Along the same lines, Representative Mike Pompeo of Kansas has an opinion piece on Politico that argues against renewable energy tax credits. He name-checks Solyndra, of course, as if having 3.6 of clean energy loans default (which is less than a third of the 12.85 percent default rate predicted by the White House) proves that the government has no place trying to keep fossil-fuel emissions from destroying the environment. The most nonsensical part of the entire op-ed:
There’s been a steady drumbeat recently from those seeking an extension of the wind production tax credit. For many reasons, including some that former Massachusetts Gov. Mitt Romney has carefully highlighted in his opposition, this is a bad idea.
First, an extension continues this unsettling policy trend in which citizens are asked to bear all the risks and gain none of the rewards.
Yeah, breathing clean air, having uncontaminated drinking water, investing in a future that doesn’t rely on the whims of Saudi Arabian oil production — no rewards at all! Didn’t someone much wiser than myself once ask, What’s the matter with Kansas?

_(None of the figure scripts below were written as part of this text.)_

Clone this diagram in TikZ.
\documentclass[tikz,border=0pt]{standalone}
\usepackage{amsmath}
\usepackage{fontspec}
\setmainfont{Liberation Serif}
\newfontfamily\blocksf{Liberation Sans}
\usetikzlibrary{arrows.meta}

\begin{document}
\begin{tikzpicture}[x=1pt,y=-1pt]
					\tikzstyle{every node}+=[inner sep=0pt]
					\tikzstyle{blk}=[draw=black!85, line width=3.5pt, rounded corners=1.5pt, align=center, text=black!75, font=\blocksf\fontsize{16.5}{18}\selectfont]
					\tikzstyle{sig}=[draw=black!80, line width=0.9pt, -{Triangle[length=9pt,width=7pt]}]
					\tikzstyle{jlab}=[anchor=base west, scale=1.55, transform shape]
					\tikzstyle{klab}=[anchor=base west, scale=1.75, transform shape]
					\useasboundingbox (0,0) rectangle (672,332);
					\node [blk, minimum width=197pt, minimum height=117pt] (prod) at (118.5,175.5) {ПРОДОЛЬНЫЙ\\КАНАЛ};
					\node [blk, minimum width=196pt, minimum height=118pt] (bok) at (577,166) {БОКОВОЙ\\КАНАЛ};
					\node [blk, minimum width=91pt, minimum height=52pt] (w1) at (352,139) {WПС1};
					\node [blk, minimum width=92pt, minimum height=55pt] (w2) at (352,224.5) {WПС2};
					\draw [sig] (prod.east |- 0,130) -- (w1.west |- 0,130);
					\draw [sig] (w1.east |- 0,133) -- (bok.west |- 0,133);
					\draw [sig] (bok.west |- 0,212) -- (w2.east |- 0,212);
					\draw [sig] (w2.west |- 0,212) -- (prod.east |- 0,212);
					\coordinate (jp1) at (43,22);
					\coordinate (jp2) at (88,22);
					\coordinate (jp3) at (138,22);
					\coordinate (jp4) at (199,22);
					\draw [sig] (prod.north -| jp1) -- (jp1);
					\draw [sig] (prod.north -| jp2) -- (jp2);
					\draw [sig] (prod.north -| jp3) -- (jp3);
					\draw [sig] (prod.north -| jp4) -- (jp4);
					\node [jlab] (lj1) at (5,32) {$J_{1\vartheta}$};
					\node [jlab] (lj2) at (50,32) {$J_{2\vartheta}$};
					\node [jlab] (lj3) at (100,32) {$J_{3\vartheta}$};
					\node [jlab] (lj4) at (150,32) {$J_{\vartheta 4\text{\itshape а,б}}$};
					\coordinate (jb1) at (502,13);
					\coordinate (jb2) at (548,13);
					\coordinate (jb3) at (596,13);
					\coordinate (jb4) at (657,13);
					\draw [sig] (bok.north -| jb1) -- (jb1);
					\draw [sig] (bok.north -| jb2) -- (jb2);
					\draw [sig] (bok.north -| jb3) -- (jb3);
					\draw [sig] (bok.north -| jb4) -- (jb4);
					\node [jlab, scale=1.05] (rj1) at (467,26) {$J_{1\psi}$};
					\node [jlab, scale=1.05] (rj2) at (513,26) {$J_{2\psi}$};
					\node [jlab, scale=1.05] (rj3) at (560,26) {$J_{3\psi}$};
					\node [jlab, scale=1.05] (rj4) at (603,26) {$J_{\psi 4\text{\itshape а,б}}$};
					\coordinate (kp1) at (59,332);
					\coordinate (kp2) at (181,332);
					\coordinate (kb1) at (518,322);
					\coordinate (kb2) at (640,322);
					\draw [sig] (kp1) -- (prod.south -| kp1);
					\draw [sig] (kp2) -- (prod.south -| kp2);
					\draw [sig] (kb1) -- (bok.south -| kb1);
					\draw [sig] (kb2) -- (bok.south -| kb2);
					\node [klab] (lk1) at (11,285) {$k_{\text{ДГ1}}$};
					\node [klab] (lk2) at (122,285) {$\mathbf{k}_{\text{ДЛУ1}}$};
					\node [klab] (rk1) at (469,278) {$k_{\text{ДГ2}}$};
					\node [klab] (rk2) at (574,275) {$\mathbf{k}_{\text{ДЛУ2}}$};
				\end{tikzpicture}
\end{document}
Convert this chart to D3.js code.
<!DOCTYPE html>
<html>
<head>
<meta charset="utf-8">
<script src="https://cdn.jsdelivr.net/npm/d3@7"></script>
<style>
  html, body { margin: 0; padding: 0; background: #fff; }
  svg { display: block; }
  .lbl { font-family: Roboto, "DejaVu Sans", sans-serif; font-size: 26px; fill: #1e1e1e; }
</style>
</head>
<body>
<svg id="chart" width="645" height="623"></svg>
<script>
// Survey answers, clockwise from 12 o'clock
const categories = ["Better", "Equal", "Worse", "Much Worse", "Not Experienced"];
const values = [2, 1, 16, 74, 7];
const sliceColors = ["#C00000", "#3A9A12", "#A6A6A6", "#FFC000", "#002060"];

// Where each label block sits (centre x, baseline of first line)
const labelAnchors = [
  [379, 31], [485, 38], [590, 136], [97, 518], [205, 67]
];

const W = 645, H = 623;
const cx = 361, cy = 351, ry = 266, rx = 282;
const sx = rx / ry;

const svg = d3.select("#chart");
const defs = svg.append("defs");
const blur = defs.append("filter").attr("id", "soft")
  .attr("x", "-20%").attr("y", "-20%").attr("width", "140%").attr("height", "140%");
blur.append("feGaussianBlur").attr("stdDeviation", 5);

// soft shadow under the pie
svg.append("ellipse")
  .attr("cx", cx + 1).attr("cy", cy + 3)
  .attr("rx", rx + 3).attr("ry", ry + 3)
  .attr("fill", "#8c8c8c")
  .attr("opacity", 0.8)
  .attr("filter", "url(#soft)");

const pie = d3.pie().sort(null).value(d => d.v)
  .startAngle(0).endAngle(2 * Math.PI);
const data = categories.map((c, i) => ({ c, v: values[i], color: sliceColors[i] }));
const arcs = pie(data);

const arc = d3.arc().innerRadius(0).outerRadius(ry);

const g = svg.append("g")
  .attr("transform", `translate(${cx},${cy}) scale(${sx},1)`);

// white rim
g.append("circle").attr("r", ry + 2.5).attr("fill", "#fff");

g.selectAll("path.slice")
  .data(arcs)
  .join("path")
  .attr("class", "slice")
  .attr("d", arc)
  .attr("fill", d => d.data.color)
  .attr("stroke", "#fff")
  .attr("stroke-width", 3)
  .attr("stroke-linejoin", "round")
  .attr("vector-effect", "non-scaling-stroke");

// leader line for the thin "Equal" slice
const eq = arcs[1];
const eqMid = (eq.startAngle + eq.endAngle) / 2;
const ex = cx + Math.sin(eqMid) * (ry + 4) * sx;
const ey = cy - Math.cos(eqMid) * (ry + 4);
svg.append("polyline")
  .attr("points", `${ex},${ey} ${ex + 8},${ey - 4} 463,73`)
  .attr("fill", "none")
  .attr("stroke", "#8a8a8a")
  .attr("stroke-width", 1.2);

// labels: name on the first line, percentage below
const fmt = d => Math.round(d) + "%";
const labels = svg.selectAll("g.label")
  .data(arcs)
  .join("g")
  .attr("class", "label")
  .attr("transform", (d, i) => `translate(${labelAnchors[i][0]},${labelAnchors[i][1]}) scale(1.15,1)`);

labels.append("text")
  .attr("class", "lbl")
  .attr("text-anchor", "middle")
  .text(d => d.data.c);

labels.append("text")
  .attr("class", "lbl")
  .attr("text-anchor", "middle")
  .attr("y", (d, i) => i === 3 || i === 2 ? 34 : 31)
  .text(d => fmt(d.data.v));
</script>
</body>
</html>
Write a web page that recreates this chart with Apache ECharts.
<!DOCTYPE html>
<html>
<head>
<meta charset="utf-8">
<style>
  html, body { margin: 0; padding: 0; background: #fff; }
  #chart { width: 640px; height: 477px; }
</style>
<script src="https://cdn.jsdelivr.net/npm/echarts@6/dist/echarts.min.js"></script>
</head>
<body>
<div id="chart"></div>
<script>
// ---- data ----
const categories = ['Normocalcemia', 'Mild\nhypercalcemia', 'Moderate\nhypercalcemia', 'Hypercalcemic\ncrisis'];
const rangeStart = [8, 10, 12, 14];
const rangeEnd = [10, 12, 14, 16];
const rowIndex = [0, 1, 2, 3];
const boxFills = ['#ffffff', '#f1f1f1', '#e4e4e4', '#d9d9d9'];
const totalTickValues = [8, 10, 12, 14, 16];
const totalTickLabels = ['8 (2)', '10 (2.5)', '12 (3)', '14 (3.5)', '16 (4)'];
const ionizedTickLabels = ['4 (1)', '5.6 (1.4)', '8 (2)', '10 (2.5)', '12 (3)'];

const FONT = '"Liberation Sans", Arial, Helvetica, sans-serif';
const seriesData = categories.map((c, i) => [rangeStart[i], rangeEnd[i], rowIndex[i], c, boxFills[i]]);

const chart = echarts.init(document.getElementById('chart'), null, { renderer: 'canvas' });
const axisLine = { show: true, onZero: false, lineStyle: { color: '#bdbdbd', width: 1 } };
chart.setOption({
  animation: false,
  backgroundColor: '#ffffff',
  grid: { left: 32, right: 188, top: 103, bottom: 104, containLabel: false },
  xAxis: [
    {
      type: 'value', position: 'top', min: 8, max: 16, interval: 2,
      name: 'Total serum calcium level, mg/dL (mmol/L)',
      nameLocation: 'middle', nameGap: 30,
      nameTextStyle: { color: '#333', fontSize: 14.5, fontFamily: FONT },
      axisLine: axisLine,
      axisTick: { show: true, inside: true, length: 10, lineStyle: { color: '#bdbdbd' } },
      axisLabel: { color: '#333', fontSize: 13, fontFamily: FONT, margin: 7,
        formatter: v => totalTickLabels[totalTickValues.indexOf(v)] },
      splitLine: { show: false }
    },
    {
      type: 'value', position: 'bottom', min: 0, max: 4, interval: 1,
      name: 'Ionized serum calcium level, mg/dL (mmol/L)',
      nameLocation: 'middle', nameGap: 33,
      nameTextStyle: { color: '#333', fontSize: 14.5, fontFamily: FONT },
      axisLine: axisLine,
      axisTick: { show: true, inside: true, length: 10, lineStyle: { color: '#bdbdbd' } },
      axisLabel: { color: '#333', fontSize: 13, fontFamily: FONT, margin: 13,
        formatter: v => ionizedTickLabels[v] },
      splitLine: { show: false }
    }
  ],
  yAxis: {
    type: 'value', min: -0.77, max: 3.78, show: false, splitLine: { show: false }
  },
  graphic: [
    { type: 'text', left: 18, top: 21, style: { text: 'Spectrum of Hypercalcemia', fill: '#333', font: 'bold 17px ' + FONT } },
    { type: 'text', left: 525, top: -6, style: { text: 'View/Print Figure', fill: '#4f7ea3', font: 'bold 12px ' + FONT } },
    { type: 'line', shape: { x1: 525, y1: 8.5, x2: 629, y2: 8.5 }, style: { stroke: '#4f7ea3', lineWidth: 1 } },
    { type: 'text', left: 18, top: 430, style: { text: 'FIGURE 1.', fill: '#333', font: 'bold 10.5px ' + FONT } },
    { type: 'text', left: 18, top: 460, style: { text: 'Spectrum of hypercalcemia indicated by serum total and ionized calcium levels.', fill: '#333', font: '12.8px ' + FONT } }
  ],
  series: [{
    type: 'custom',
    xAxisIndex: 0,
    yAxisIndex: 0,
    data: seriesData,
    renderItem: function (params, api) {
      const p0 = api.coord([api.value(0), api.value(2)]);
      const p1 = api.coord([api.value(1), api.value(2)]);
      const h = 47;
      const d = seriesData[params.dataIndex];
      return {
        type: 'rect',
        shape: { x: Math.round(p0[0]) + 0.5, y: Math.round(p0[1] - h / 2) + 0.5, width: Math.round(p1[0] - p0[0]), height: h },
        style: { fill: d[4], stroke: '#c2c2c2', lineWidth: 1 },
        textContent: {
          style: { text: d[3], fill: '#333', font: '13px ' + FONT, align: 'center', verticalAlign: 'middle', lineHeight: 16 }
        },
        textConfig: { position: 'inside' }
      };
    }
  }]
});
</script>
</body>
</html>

Then there’s Kentucky, where GOP lawmakers talk a good game about education reform but fall short when it actually comes to, you know, educating kids. Three years after fighting to align state testing protocols with national standards, Republicans are backtracking. The problem? Someone actually read the national standards, which include language about the importance of teaching evolution to college-bound high-schoolers. As McClatchy reports, Sen. David Givens is disturbed: “I would hope that creationism is presented as a theory in the classroom, in a science classroom, alongside evolution.” But that’s nothing compared to this gem from Rep. Ben Waide:
The theory of evolution is a theory, and essentially the theory of evolution is not science — Darwin made it up.
Ah. Then I’m sure Waide would agree with the following: The theory of gravity is a theory, and essentially the theory of gravity is not science – Newton made it up.
“Discover,” “make up” — hey, it’s all the same to Waide. In his world, humans never discovered electricity; they just made it up. Fire wasn’t discovered; it was handed to early man by Prometheus, or perhaps just created when God separated the heavens from the earth. Someone buy this man a Merriam-Webster’s, because he is apparently confusing “theory” with “wild stab in the dark.” The scary thing is, I have a feeling that Waide would have no problem asserting the absolute veracity of Jesus turning water to wine or bringing Lazarus back from the dead.
Where is Jon Huntsman when you need him? In response to Rick Perry’s own “just a theory” line, the Republican also-ran famously tweeted last August, “To be clear. I believe in evolution and trust scientists on global warming. Call me crazy.”
And, yes. They called him crazy.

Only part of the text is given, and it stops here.